◆ WORK INSTRUCTIONS ◆
Retype only the lines below from the one with "Generate a Python" to the one with "p.ygrid.grid_line_width = 2", inclusive, skipping every image.
───── DATA LISTING ─────
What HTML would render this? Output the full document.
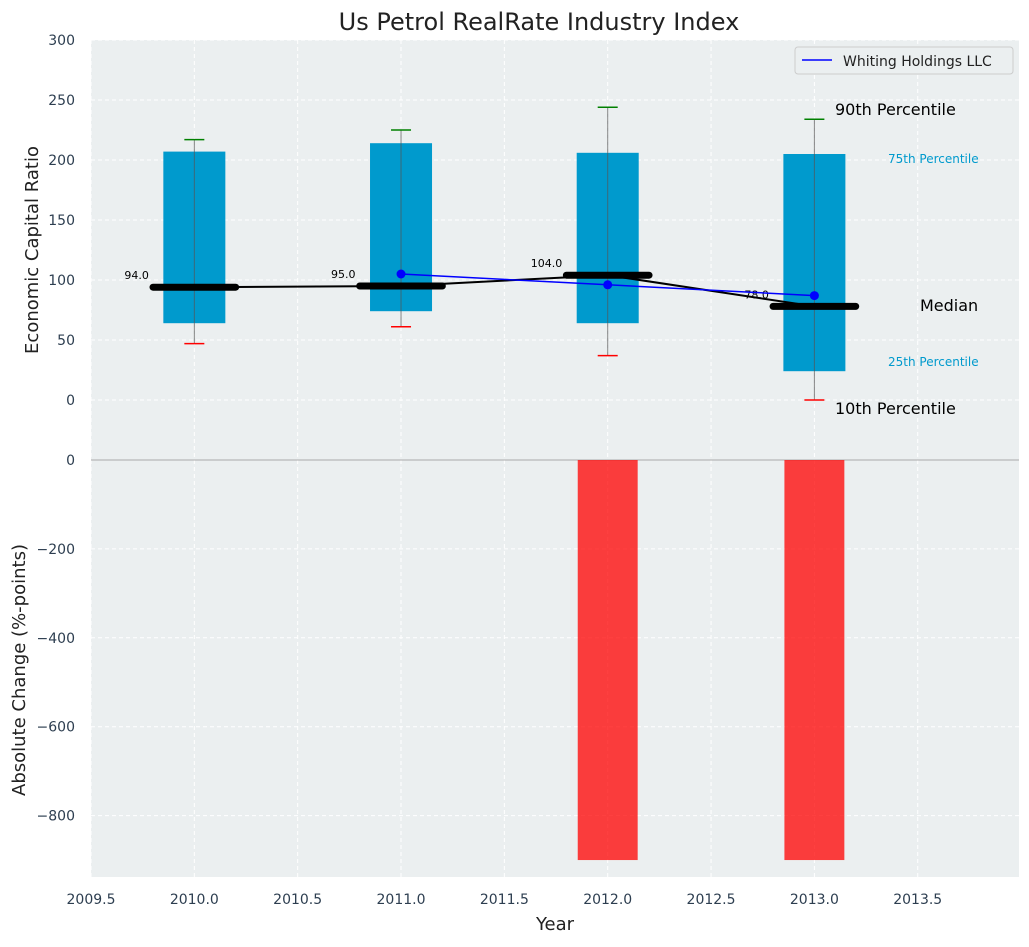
─────
───── DATA LISTING ─────
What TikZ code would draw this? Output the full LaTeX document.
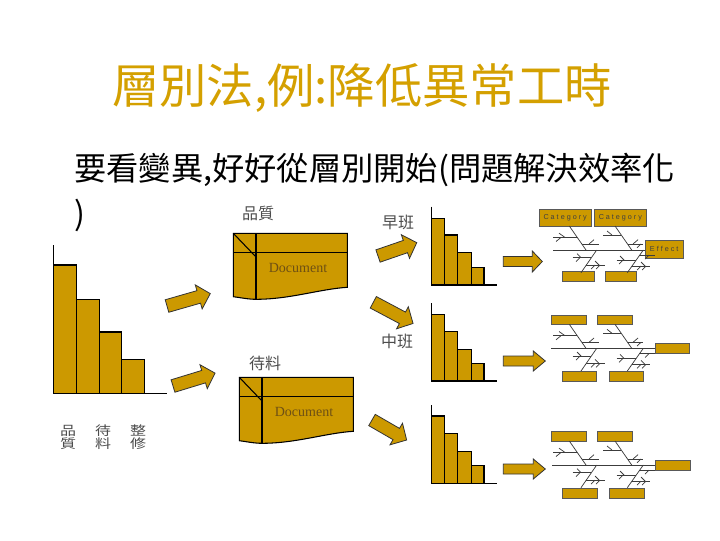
─────
───── DATA LISTING ─────
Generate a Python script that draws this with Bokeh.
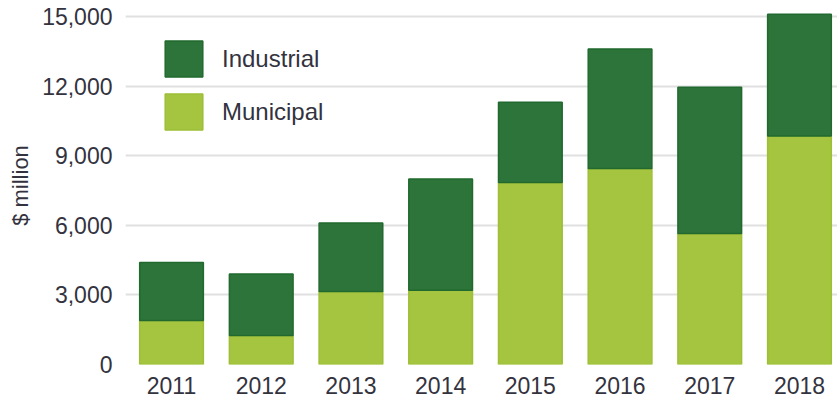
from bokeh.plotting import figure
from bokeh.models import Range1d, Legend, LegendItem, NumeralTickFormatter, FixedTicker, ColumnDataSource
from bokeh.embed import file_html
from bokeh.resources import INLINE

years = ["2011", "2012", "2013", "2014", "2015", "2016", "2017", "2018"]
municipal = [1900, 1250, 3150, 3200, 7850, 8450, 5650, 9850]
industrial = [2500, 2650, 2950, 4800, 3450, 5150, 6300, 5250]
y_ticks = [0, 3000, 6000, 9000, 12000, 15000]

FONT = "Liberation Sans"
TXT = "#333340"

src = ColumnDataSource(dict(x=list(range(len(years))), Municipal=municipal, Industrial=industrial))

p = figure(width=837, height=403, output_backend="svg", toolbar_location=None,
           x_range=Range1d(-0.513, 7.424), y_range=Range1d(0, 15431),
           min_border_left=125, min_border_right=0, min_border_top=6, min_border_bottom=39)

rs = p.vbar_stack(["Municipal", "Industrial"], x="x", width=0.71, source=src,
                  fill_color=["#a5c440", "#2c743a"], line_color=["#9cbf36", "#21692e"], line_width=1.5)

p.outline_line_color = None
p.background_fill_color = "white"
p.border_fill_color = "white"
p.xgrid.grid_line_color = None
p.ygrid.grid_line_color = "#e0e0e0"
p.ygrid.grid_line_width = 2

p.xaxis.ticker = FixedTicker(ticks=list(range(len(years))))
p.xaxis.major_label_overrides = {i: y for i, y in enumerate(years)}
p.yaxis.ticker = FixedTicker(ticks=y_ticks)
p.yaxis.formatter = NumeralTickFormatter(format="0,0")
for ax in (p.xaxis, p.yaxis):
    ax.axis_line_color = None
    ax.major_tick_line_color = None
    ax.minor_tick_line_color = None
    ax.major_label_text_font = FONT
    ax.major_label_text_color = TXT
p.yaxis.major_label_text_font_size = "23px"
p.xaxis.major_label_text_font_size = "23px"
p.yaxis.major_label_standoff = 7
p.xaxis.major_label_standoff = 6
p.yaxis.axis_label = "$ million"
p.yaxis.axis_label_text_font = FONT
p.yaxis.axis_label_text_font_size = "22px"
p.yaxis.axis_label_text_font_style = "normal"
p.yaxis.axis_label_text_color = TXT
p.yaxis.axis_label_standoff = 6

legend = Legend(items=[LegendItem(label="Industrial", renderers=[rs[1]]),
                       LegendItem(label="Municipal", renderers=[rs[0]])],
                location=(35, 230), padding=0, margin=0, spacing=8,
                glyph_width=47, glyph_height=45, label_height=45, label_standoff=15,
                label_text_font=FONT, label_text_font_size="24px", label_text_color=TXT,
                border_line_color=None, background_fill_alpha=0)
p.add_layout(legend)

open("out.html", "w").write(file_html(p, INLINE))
─────
◆ WRITTEN RESPONSE ◆
Generate a Python script that draws this with Bokeh.
from bokeh.plotting import figure
from bokeh.models import Range1d, Legend, LegendItem, NumeralTickFormatter, FixedTicker, ColumnDataSource
from bokeh.embed import file_html
from bokeh.resources import INLINE

years = ["2011", "2012", "2013", "2014", "2015", "2016", "2017", "2018"]
municipal = [1900, 1250, 3150, 3200, 7850, 8450, 5650, 9850]
industrial = [2500, 2650, 2950, 4800, 3450, 5150, 6300, 5250]
y_ticks = [0, 3000, 6000, 9000, 12000, 15000]

FONT = "Liberation Sans"
TXT = "#333340"

src = ColumnDataSource(dict(x=list(range(len(years))), Municipal=municipal, Industrial=industrial))

p = figure(width=837, height=403, output_backend="svg", toolbar_location=None,
           x_range=Range1d(-0.513, 7.424), y_range=Range1d(0, 15431),
           min_border_left=125, min_border_right=0, min_border_top=6, min_border_bottom=39)

rs = p.vbar_stack(["Municipal", "Industrial"], x="x", width=0.71, source=src,
                  fill_color=["#a5c440", "#2c743a"], line_color=["#9cbf36", "#21692e"], line_width=1.5)

p.outline_line_color = None
p.background_fill_color = "white"
p.border_fill_color = "white"
p.xgrid.grid_line_color = None
p.ygrid.grid_line_color = "#e0e0e0"
p.ygrid.grid_line_width = 2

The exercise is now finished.